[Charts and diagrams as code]
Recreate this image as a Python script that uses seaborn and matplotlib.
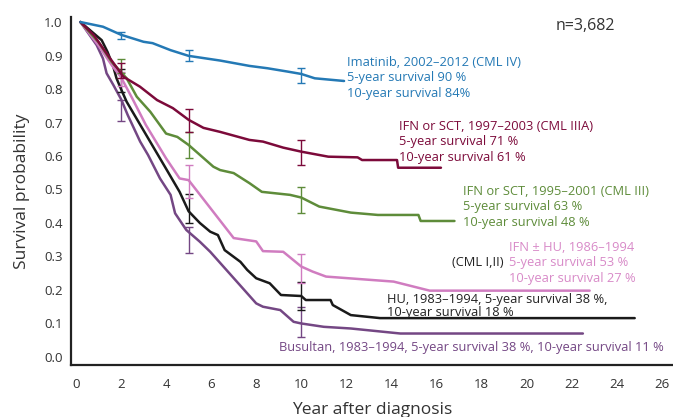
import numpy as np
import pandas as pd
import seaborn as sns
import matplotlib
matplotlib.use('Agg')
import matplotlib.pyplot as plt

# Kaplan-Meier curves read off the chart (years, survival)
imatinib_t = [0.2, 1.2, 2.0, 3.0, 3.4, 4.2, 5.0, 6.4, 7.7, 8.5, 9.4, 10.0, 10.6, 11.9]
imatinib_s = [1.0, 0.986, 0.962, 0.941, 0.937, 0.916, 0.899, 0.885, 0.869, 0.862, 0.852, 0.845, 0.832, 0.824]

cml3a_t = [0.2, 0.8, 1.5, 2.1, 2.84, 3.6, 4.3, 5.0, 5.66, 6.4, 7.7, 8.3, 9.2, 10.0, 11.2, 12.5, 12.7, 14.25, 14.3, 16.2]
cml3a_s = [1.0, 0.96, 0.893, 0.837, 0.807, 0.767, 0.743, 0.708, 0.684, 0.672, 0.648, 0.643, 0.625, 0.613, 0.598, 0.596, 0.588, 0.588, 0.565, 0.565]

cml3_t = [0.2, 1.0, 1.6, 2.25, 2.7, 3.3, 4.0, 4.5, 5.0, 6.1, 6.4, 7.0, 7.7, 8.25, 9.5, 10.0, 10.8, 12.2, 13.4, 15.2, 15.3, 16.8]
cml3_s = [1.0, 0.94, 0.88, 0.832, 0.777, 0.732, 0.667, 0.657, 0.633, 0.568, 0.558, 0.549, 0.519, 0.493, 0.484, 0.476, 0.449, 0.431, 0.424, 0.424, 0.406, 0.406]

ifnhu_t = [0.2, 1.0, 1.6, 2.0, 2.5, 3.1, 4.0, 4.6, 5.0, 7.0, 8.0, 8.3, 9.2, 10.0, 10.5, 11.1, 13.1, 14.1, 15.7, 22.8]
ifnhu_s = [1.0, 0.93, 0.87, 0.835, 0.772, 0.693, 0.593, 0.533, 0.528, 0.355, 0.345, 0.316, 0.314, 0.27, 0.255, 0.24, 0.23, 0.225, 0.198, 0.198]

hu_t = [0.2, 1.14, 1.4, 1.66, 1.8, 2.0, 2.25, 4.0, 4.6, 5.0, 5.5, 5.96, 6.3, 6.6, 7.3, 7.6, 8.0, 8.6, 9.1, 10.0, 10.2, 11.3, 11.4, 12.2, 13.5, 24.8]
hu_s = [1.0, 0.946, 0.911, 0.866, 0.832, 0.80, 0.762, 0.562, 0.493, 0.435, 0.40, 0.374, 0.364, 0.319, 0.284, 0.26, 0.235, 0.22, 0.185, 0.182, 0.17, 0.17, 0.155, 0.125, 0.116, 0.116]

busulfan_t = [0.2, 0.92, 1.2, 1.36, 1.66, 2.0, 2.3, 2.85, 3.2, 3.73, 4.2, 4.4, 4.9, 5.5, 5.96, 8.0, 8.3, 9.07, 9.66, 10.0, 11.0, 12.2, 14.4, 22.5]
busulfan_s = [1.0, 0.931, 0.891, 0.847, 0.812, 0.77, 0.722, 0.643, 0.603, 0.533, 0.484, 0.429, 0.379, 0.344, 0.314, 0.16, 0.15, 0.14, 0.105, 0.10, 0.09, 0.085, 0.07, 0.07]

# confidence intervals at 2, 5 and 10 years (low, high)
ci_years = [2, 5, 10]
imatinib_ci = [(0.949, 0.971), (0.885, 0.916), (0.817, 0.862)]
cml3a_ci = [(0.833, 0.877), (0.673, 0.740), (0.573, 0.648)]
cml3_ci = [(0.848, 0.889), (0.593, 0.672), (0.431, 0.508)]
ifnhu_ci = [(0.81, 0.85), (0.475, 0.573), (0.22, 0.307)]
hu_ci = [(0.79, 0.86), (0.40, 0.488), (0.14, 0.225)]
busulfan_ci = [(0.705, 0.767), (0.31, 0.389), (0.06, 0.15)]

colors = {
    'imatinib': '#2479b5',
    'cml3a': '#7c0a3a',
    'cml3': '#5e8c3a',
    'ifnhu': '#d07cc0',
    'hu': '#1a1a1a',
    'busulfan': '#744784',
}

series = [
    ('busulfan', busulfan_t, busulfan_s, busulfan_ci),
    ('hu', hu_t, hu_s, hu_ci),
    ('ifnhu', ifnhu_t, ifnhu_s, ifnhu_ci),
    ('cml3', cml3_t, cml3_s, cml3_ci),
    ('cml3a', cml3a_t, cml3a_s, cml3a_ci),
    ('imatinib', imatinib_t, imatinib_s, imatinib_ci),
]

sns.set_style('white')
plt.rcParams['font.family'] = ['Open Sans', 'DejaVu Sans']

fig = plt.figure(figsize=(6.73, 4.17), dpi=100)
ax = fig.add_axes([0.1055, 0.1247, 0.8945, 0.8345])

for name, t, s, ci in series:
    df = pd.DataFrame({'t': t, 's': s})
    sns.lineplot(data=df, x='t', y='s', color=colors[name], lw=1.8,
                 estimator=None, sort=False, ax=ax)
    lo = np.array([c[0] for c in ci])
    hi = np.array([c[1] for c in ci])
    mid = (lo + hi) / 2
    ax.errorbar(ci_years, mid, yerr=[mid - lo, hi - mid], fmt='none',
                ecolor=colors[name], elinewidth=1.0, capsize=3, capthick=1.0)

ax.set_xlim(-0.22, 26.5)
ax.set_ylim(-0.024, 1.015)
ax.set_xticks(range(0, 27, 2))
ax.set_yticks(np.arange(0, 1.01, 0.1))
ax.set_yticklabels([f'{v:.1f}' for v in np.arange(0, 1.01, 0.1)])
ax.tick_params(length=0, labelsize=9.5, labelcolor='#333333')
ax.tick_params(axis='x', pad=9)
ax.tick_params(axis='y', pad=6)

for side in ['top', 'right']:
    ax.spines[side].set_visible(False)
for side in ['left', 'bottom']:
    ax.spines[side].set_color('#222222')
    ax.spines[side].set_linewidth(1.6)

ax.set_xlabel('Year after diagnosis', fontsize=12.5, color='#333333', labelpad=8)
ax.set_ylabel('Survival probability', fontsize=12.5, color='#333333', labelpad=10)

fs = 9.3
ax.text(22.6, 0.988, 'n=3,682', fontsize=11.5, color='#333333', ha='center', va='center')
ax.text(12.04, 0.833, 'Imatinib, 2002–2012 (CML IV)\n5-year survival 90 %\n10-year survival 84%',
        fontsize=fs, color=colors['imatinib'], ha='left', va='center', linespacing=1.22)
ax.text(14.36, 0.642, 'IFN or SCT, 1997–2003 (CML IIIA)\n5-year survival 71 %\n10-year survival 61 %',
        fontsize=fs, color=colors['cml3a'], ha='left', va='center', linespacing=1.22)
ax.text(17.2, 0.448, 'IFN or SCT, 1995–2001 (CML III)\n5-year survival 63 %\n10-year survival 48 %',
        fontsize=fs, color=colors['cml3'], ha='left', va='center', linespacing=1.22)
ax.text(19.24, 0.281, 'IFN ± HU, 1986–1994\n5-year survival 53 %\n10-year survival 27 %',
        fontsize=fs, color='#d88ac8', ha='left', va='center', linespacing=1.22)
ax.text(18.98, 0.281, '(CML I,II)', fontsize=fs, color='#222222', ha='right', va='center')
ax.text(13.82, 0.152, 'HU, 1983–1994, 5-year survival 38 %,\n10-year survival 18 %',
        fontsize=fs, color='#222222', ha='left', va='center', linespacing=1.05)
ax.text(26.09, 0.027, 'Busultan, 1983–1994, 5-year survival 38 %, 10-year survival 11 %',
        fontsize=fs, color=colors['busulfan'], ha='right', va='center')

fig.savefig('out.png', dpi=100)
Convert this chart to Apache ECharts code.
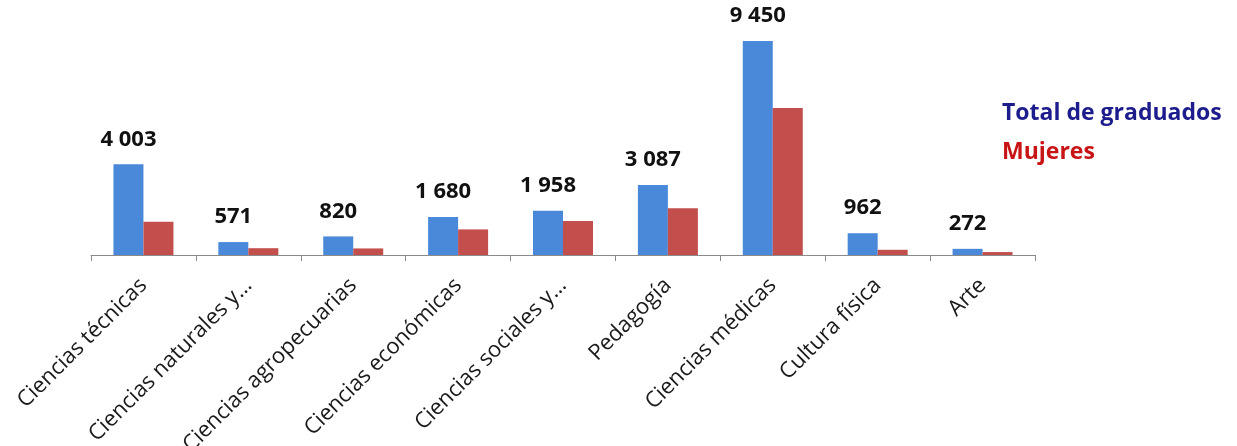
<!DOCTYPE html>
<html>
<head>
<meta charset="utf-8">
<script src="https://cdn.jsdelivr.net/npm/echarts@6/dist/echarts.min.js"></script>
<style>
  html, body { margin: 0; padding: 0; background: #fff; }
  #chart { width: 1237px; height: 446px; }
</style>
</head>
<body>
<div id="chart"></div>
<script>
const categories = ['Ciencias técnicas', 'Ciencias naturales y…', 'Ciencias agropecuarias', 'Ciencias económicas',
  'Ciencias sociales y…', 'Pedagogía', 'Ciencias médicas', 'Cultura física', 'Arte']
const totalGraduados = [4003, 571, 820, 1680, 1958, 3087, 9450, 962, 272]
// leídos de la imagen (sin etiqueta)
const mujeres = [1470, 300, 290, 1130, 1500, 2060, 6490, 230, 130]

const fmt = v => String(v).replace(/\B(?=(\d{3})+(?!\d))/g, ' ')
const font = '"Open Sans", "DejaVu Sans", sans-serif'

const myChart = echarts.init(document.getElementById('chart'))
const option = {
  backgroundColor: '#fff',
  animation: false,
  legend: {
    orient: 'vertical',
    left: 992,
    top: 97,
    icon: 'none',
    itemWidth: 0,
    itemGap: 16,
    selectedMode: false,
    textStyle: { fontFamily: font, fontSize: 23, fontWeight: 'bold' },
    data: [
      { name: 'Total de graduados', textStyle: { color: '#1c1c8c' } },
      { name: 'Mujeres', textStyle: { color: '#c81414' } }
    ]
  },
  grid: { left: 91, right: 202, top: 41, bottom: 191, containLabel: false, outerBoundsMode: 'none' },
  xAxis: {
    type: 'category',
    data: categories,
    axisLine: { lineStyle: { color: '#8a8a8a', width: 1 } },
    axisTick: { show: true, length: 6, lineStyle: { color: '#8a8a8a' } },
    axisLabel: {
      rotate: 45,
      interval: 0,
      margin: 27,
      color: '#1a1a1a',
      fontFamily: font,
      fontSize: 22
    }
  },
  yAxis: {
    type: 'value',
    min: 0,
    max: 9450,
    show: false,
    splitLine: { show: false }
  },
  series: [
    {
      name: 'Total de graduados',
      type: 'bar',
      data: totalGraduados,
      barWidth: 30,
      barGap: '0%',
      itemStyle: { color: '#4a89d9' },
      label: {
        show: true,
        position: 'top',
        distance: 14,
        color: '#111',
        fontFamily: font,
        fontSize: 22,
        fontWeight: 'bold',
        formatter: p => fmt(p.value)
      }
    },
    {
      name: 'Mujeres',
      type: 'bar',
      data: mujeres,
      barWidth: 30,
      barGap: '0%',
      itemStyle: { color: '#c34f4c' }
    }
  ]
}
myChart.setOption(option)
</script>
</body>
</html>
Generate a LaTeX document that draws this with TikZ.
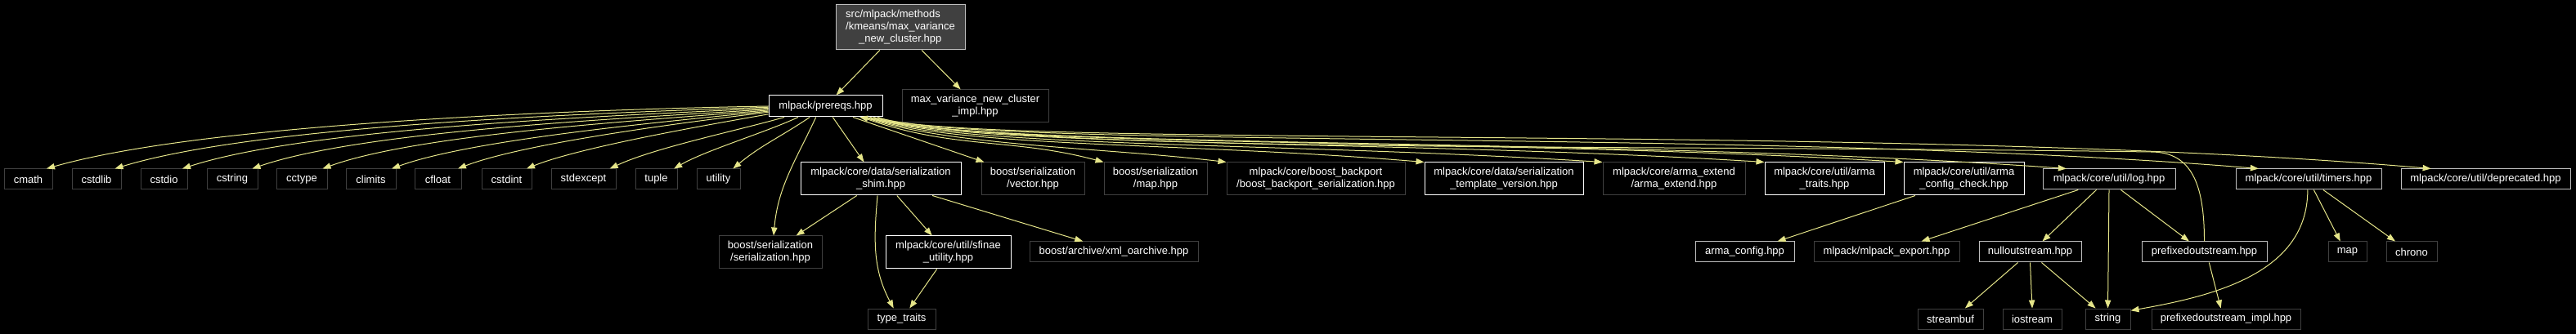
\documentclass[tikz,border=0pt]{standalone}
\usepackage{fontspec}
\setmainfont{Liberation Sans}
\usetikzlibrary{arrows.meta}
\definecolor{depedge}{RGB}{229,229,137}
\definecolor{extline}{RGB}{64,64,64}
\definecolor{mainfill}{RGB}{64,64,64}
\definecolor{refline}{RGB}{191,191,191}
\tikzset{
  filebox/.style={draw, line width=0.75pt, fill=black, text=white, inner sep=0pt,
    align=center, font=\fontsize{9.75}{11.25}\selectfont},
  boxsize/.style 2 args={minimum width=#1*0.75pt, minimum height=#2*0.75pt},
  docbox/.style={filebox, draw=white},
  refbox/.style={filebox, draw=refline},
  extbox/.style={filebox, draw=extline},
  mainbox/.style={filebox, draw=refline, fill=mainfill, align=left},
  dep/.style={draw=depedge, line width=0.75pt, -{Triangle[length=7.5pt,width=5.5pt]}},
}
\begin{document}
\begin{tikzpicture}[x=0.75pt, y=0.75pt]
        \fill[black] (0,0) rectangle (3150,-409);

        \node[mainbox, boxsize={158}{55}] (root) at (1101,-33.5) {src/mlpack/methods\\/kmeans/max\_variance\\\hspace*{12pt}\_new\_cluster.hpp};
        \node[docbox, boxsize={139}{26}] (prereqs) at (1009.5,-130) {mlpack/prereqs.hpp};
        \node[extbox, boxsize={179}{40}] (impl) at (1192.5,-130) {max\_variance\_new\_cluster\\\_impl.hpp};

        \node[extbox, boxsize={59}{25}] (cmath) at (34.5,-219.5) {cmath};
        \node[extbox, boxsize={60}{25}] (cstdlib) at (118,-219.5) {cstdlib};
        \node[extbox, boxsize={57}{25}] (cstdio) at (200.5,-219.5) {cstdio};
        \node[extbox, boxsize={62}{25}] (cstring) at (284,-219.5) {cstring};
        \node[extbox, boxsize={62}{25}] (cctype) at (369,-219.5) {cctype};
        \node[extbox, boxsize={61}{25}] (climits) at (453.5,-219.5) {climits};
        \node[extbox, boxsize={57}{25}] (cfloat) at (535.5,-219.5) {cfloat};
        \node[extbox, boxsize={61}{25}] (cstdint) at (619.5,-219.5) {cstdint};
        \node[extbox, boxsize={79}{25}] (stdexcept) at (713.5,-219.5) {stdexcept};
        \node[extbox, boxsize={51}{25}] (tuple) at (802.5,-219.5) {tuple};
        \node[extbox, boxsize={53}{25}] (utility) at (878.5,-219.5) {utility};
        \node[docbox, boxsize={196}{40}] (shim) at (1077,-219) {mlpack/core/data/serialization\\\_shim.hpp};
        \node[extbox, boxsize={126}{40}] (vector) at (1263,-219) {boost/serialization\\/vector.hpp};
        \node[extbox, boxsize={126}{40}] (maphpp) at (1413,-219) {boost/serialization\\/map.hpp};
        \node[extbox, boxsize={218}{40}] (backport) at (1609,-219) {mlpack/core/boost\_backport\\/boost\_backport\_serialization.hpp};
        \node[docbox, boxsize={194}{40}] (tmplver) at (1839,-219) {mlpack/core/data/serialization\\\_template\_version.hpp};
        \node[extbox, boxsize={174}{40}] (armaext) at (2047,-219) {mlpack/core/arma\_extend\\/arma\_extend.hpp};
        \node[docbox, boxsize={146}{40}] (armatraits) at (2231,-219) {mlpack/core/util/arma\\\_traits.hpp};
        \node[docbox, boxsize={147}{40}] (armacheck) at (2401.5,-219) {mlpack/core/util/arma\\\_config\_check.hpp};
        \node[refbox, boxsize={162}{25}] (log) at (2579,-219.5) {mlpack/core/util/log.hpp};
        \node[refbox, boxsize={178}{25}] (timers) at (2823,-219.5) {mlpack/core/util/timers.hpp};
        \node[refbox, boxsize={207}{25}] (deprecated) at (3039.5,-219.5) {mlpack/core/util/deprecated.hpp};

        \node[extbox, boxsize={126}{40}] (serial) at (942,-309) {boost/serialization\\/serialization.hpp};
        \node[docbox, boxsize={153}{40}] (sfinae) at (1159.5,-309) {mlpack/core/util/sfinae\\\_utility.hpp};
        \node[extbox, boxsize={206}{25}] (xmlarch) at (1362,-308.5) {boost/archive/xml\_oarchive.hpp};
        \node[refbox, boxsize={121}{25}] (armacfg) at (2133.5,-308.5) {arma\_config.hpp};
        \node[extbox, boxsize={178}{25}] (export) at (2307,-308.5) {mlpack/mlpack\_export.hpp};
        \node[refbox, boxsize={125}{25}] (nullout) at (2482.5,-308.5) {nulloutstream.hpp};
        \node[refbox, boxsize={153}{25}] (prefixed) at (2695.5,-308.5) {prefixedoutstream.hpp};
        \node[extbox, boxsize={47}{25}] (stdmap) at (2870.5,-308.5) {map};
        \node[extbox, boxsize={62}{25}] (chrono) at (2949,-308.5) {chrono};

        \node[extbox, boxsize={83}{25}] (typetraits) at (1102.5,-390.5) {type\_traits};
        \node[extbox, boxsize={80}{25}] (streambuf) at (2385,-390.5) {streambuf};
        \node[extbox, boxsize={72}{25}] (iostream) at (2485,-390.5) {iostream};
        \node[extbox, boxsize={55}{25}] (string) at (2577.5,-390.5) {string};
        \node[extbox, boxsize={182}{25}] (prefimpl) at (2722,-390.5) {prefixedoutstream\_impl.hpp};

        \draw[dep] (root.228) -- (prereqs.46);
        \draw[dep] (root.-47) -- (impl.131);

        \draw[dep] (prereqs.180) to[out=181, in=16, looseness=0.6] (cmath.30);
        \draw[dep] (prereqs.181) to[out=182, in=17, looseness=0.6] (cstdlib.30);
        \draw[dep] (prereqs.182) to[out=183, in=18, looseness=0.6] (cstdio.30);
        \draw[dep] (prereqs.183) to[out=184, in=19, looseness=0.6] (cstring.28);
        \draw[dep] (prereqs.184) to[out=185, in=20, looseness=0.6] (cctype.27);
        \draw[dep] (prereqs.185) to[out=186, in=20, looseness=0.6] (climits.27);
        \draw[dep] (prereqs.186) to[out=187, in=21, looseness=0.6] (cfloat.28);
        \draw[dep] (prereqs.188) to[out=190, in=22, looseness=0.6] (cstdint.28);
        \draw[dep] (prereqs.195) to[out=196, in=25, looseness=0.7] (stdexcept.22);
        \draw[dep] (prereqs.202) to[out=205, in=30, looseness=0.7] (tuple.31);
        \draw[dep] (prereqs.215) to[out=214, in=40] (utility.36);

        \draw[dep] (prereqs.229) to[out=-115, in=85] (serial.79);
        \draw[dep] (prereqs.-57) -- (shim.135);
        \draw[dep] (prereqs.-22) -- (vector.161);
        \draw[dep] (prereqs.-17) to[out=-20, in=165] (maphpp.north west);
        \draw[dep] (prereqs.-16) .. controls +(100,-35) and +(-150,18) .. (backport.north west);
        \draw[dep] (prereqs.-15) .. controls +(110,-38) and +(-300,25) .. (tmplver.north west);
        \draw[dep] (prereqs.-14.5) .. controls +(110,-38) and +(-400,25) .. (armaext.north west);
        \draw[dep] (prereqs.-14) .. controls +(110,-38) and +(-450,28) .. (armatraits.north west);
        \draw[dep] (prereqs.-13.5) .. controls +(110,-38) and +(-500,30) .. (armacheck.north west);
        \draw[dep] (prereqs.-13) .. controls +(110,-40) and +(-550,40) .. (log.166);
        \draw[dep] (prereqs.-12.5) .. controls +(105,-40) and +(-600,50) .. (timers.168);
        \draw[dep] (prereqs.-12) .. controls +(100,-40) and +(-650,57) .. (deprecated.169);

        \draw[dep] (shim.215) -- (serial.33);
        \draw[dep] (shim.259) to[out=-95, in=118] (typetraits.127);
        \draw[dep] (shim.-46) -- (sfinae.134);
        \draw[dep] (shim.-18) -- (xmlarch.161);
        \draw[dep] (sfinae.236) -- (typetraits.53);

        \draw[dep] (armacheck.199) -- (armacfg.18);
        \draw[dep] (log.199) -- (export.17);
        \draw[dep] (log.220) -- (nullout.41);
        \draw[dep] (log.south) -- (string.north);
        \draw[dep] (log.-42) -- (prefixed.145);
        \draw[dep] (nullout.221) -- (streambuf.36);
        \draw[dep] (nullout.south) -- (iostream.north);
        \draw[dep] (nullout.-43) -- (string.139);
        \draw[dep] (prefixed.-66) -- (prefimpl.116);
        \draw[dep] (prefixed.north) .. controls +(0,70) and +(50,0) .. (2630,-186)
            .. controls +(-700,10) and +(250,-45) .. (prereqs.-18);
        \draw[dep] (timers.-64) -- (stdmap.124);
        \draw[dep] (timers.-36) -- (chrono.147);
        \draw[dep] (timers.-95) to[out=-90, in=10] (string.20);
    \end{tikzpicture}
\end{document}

- Work to complete -
Show every line of the listing in which the string "that" can be found.

- The result -
Recreate this image as a Python script that uses seaborn and matplotlib.
Generate a LaTeX document that draws this with TikZ.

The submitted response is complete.